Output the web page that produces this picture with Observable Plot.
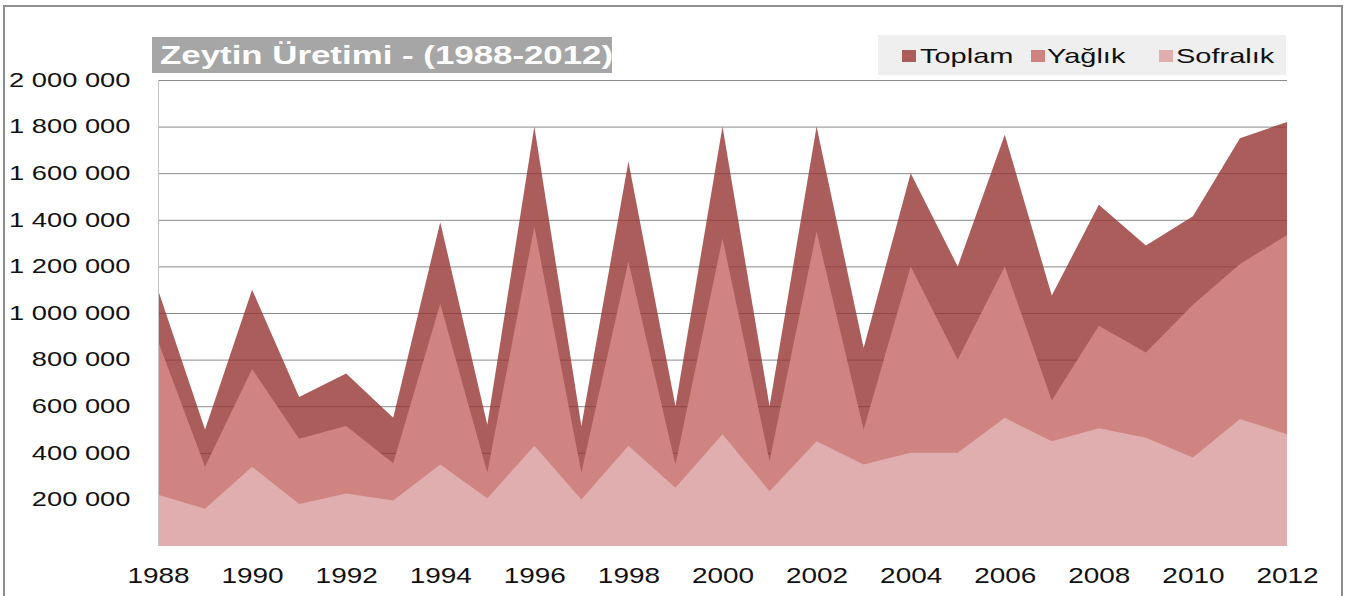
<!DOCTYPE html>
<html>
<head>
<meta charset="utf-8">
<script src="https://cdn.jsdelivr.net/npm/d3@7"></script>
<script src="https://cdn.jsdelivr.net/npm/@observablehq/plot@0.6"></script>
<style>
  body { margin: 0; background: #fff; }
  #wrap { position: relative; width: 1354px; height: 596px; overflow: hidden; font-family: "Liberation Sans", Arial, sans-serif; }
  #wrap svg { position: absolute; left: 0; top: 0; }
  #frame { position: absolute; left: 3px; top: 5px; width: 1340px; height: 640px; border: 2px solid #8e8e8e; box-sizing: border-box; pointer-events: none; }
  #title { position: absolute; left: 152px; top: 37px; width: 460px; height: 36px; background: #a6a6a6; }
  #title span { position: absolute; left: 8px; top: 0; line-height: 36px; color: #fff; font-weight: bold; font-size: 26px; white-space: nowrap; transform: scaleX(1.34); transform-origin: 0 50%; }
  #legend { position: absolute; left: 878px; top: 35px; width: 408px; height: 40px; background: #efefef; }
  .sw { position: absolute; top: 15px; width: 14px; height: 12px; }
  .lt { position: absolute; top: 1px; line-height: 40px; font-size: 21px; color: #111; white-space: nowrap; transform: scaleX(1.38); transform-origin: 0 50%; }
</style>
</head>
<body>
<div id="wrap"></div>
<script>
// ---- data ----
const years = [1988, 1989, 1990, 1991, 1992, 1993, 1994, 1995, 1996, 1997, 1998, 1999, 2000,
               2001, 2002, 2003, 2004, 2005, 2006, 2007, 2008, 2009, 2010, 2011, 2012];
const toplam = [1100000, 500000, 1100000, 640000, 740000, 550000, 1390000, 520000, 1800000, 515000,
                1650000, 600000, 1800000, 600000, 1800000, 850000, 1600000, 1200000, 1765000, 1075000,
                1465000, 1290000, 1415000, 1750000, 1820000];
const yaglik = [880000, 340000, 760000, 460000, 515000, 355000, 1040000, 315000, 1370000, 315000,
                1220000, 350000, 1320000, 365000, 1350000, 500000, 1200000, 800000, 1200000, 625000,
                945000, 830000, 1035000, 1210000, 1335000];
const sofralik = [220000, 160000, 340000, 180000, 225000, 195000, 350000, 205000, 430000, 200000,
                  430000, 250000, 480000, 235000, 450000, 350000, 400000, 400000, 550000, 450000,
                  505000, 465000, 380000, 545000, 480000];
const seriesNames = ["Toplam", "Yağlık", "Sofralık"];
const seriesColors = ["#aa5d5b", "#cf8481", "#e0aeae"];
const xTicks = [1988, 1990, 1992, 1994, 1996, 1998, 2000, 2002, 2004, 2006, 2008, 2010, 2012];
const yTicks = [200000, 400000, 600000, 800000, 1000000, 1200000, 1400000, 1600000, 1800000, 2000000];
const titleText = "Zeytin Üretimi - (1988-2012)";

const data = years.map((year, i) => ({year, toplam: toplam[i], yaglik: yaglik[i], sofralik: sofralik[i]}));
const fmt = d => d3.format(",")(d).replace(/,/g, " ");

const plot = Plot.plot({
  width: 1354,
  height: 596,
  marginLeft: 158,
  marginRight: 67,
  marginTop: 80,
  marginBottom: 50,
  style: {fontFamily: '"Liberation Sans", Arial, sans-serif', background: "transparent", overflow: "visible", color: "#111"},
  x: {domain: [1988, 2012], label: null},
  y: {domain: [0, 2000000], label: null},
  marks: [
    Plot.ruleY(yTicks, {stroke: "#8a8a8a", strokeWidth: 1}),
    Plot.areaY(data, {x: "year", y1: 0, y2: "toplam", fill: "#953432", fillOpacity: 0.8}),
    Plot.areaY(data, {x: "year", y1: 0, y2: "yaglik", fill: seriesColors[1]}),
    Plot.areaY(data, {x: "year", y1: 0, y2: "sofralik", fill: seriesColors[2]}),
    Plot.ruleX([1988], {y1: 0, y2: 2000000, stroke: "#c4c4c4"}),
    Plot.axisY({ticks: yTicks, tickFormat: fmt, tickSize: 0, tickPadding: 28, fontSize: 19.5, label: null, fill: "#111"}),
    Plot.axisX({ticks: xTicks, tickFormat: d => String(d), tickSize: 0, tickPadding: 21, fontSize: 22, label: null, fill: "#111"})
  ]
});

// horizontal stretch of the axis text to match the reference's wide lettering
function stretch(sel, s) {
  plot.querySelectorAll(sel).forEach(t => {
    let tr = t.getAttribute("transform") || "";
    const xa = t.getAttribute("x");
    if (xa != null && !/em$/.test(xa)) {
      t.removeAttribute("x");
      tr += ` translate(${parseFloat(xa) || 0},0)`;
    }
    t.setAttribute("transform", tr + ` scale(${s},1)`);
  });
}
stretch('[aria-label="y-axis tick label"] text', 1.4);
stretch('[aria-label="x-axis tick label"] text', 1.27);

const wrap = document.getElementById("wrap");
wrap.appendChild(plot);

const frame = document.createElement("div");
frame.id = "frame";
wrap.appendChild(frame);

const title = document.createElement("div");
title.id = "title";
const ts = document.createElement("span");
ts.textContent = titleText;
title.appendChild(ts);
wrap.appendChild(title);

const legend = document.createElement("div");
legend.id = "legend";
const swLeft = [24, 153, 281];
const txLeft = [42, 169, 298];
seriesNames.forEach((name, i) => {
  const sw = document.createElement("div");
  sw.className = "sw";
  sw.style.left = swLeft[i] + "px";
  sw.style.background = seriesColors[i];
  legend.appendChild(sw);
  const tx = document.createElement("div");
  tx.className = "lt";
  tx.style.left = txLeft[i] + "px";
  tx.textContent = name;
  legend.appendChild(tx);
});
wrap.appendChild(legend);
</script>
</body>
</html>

——

#### [WRITTEN INSTRUCTION]
Find each line holding "picture". Copy it out.

#### [PROBLEM SOLUTION]
Output the web page that produces this picture with Observable Plot.

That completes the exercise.